Und zwar möchte ich doch ganz einfach nur einen Text auf der Konsole ausgeben auf der ich mein Programm auch aufgerufen habe und "kein" neues Konsolen Fenster öffnen wie es in jedem tip drin steht den ich im Netz finde (oder bin ich nur zu blöd zum suchen?)

also folgendes szenario ich öffne eine "MS-DOS Eingabeaufforderung" und gebe dan beispielsweise ein
meinprogramm.exe /help [RETURN]
und dann möchte ich das mein Programm auf der "MS-DOS Eingabeaufforderung" den Hilfetext ausgibt.

das muß doch irgendwie zu schaffen sein.

bitte helft mir
danke


----------



## ThePrax (30. September 2003)

*...*

Hi, genau das Problem hab ich auch, 
hast du es mitlerweile gelöst?
Wenn ja könntest du mir erzähln wie du das gemacht hast?


----------



## Retlaw (30. September 2003)

Die Parameter die du auf der Konsole übergibst, in deinem Beispiel "/help", kannst du in VB über die Variable Command auslesen.

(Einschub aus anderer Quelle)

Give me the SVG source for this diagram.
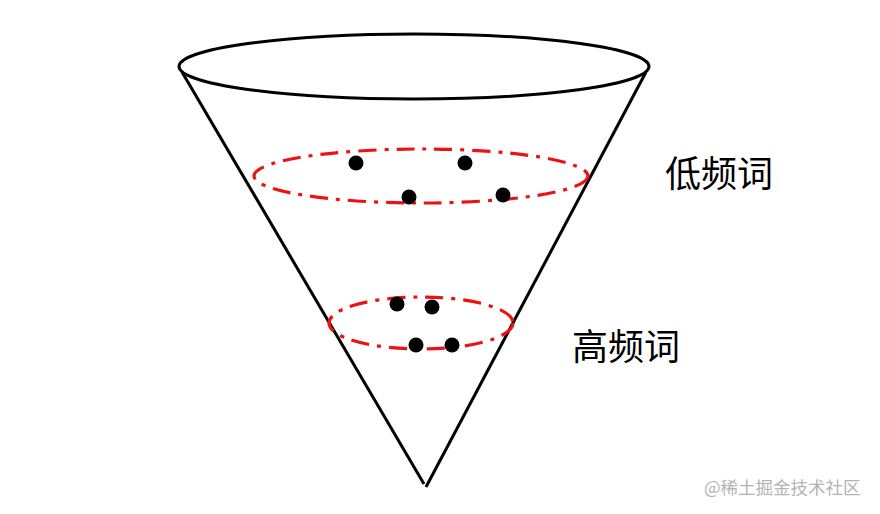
<svg xmlns="http://www.w3.org/2000/svg" width="880" height="514" viewBox="0 0 880 514">
<style>
.k{fill:none;stroke:#000;stroke-width:3}
.r{fill:none;stroke:#ee1111;stroke-width:3.2;stroke-dasharray:18 8 4 8}
.d{fill:#000}
.t{font-family:"Noto Sans CJK SC","Noto Sans CJK JP",serif;font-size:36px;fill:#000}
.w{font-family:"Noto Sans CJK SC",sans-serif;font-size:17.5px;fill:#b4b4b4}
</style>
<rect width="880" height="514" fill="#fff"/>
<g id="cone">
<line class="k" x1="182" y1="72" x2="424" y2="484"/>
<line class="k" x1="646" y1="72" x2="426" y2="487"/>
<ellipse class="k" cx="414" cy="66.5" rx="235" ry="32.5"/>
</g>
<g id="low-freq-ring">
<ellipse class="r" cx="421" cy="176" rx="167" ry="27"/>
<circle class="d" cx="356" cy="163" r="7.5"/>
<circle class="d" cx="465" cy="163" r="7.5"/>
<circle class="d" cx="409" cy="197" r="7.5"/>
<circle class="d" cx="503" cy="195" r="7.5"/>
</g>
<g id="high-freq-ring">
<ellipse class="r" cx="421" cy="323" rx="92" ry="26"/>
<circle class="d" cx="397" cy="304" r="7.5"/>
<circle class="d" cx="432" cy="307" r="7.5"/>
<circle class="d" cx="416" cy="345" r="7.5"/>
<circle class="d" cx="452" cy="345" r="7.5"/>
</g>
<g id="labels">
<text class="t" x="665" y="187">低频词</text>
<text class="t" x="572" y="360">高频词</text>
</g>
<text class="w" x="704" y="494">@稀土掘金技术社区</text>
</svg>
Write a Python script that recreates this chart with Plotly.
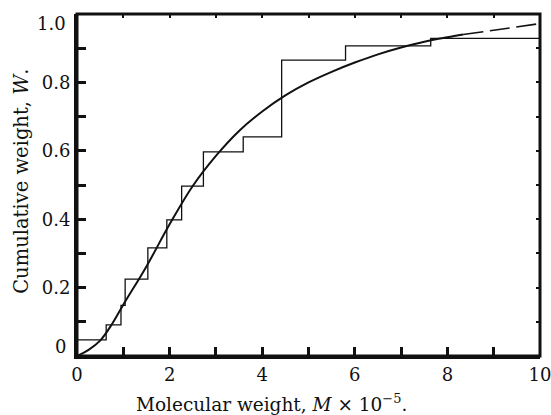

Aber auf die aufrufende Konsole schreiben geht soweit ich weiß mit VB nicht.


----------



## thekorn (1. Oktober 2003)

*code*

tach,
unter folgender url findest du ein beispiel, in dem text per vb an die console ausgegeben wird:
http://spotlight.de/zforen/amvb/m/amvb-1032433129-23997.html 
(ist ein beispielcode, nur die funktioen sind wich´tig und die abfrage, ob die konsole geöffnet ist)

die zu übergebenden argumente musst du per command auslesen.

gruß
thekorn


----------